Les deux parts sont très importantes dans le disque. J’aime écrire de la musique comme j’adore l’improvisation et la recherche des moments magiques. Certains morceaux sont structurés d’avance (où et quand se passe quoi thèmes et impros…), et d’autres se construisent en groupe, comme « Les tribulations de Horst Tappert », par exemple, qui à la base représentait 3 lignes sur une feuille de papier, et qui maintenant devient toujours plus rempli de boutades et clins d’œil en tous genres.

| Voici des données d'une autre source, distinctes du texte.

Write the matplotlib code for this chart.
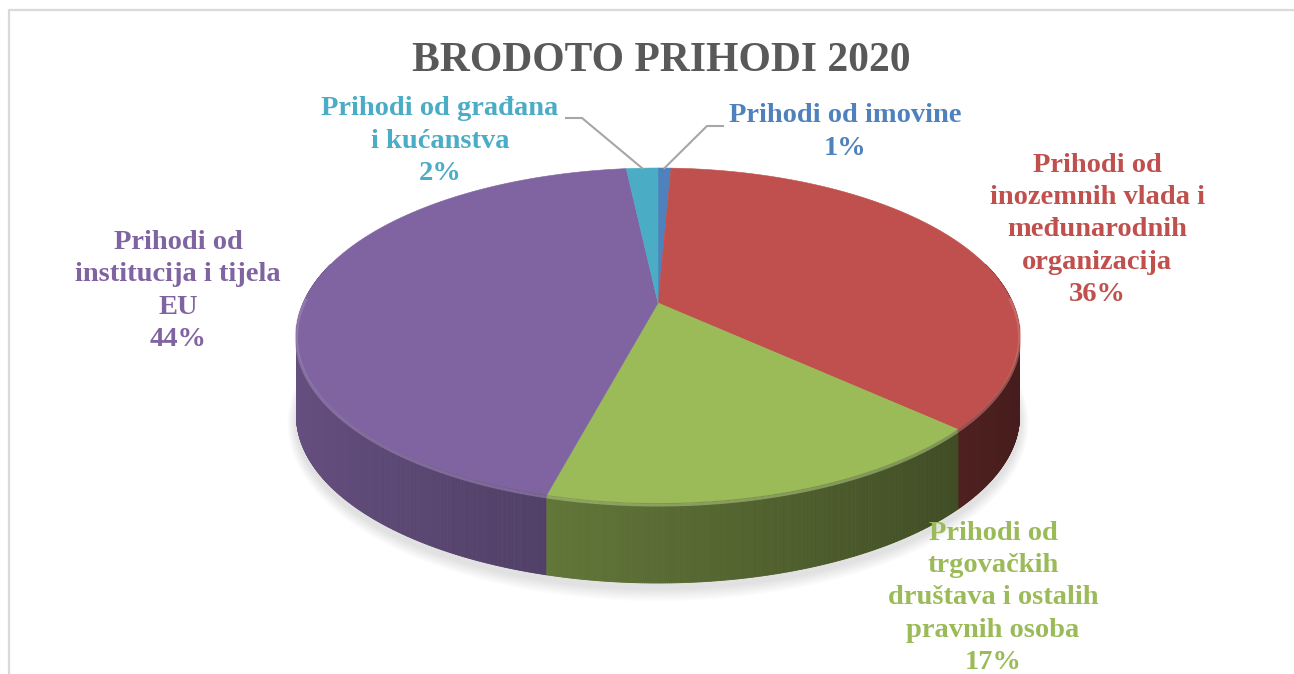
import numpy as np
import matplotlib
matplotlib.use('Agg')
import matplotlib.pyplot as plt
from matplotlib.collections import PolyCollection
from matplotlib import colors as mcolors

# data, clockwise from 12 o'clock
labels = ['Prihodi od imovine',
          'Prihodi od\ninozemnih vlada i\nmeđunarodnih\norganizacija',
          'Prihodi od\ntrgovačkih\ndruštava i ostalih\npravnih osoba',
          'Prihodi od\ninstitucija i tijela\nEU',
          'Prihodi od građana\ni kućanstva']
values = [0.7, 36.2, 17.2, 44.2, 1.7]
colors = ['#4F81BD', '#C0504D', '#9BBB59', '#8064A2', '#4BACC6']
title = 'BRODOTO PRIHODI 2020'

# label block centres (pixels)
label_pos = [(845, 132), (1097, 230), (993, 598), (178, 291), (440, 141)]

W, H = 1294, 674
fig = plt.figure(figsize=(W / 100, H / 100), dpi=100)
ax = fig.add_axes([0, 0, 1, 1])
ax.set_xlim(0, W)
ax.set_ylim(H, 0)
ax.axis('off')

# pie geometry in pixels, simple perspective for the top disc
cx, cy = 658, 303
A, B, k = 354.7, 161.2, 0.194
depth = 80


def rim(phi, dy=0.0):
    d = 1 + k * np.sin(phi)
    return cx + A * np.cos(phi) / d, cy - B * np.sin(phi) / d + dy


vals = np.array(values, dtype=float)
cum = np.concatenate([[0], np.cumsum(vals)]) / vals.sum()
starts = np.radians(90 - 360 * cum[:-1])
ends = np.radians(90 - 360 * cum[1:])
pct = np.round(vals / vals.sum() * 100).astype(int)

# soft shadow under the pie
ph = np.linspace(0, 2 * np.pi, 400)
for i in range(10):
    sx, sy = rim(ph, depth + 6)
    s = 1 + 0.0025 * (i + 1)
    ax.fill(cx + (sx - cx) * s, cy + depth + 6 + (sy - cy - depth - 6) * (s + 0.004 * i),
            color='#000000', alpha=0.012, lw=0, zorder=1)


def shade(u):
    return 0.8 - 0.45 * (u + 1) / 2


# side of the cylinder
n = 1440
edges = np.linspace(np.pi / 2, np.pi / 2 - 2 * np.pi, n + 1)
quads, qcols, qkeys = [], [], []
for j in range(n):
    a, b = edges[j], edges[j + 1]
    m = 0.5 * (a + b)
    if np.sin(m) > 0.25:
        continue
    frac = ((np.pi / 2 - m) / (2 * np.pi)) % 1.0
    idx = np.searchsorted(cum, frac) - 1
    idx = min(max(idx, 0), len(vals) - 1)
    xa, ya = rim(a)
    xb, yb = rim(b)
    quads.append([(xa, ya), (xb, yb), (xb, yb + depth), (xa, ya + depth)])
    base = np.array(mcolors.to_rgb(colors[idx]))
    qcols.append(tuple(np.clip(base * shade(np.cos(m)), 0, 1)))
    qkeys.append(ya)
order = np.argsort(qkeys)
ax.add_collection(PolyCollection([quads[i] for i in order],
                                 facecolors=[qcols[i] for i in order],
                                 edgecolors=[qcols[i] for i in order],
                                 linewidths=0.6, zorder=2))

# top face
for i in range(len(vals)):
    phis = np.linspace(starts[i], ends[i], 200)
    x, y = rim(phis)
    ax.fill(np.r_[cx, x], np.r_[cy, y], color=colors[i], lw=0.4,
            ec=colors[i], zorder=3)
    # light bevel along the front edge
    front = phis[np.sin(phis) < 0.05]
    if len(front) > 1:
        hx, hy = rim(front, 2.0)
        light = tuple(np.clip(np.array(mcolors.to_rgb(colors[i])) * 0.75 + 0.25, 0, 1))
        ax.plot(hx, hy, color=light, lw=2.2, alpha=0.55, zorder=4,
                solid_capstyle='butt')

# labels
font = 'Liberation Serif'
for i in range(len(vals)):
    tx, ty = label_pos[i]
    ax.text(tx, ty, f'{labels[i]}\n{pct[i]}%', ha='center', va='center',
            color=colors[i], fontsize=20.5, fontweight='bold', family=font,
            linespacing=1.37, zorder=6)

# leader lines for the two small slices
leaders = {0: ((723, 126), (707, 126)), 4: ((566, 118), (582, 118))}
for i, (p0, p1) in leaders.items():
    mid = 0.5 * (starts[i] + ends[i])
    ex, ey = rim(mid)
    ax.plot([p0[0], p1[0], ex], [p0[1], p1[1], ey], color='#A6A6A6',
            lw=1.5, zorder=5)

ax.text(661, 61, title, ha='center', va='center', color='#595959',
        fontsize=30, fontweight='bold', family=font)

# chart border
ax.plot([9, 9, W], [H, 9.5, 9.5], color='#D9D9D9', lw=1.6, zorder=0)

fig.savefig('out.png', dpi=100)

- Quelles sont vos influences ?

Cannonball Adderley, Beastie Boys, John Zorn, Rage against the Machine, John Coltrane, Michael Jackson, Albert Ayler, Marc Ribot, David Sanborn, Hans Koch, Tom Waits, Eddie Lockjaw Davis, Madonna, Phil Woods, Run DMC, Karl Denson, Sex Mob, Count Basie, Iron Maiden, Elvin Jones, Björk, Joey Baron, Maceo Parker, Portishead, Paul Lovens, Massive Attack, Michael Brecker, Beck, Ella Fitzgerald, The Roots, Marylin Monroe.

- L’humour est important et s’inscrit dans une veine du jazz qui vient de loin. Sert-il à véhiculer un message ?

L’humour est une part très importante dans mon idée de la créativité au sens artistique. Essentiel même, dans un monde où le jazz est devenu un produit d’école où l’on enseigne bien trop souvent ses révolutions de manière dogmatique. Je trouve que l’on a bien besoin d’un peu d’humour dans ce jazz sérieux et élitaire dont beaucoup se gargarisent. On peut également voir ce genre de schémas à d’autres échelles, je crois…

- Comment se passe la scène jazz en Suisse ?

La Suisse est un petit pays, les possibilités de jouer et de rencontres sont par conséquent restreintes, toutefois, nous sommes évidemment ouverts au monde entier ! Nous avons tout de même en Suisse une scène active pour le jazz contemporain (George Gruntz, Irène Schweizer, Pierre Favre, Francioli et Bourquin,…), et quelques institutions malheureusement devenues de pures foires commerciales (Montreux Jazz Festival). La ville de Bienne (où vivent tous les musiciens du trio) est par contre en constante effervescence créative, grâce à ses quelques vieux activistes de la scène improvisée expérimentale internationale (Hans Koch, Martin Schütz,…) et tous les autres ayant été contaminés…

- J’ai l’impression que vous voyez la Suisse comme un isolement. Comment voyez-vous la scène jazz française depuis chez vous ? Un eldorado ? Un enfer ? Une grosse machine ?

Je ne crois pas. Je ne vois pas la scène jazz française plus spécialement qu’une autre, mais je ne connais pas tout ce qui s’y passe. De manière générale, je trouve que l’on se prend trop au sérieux.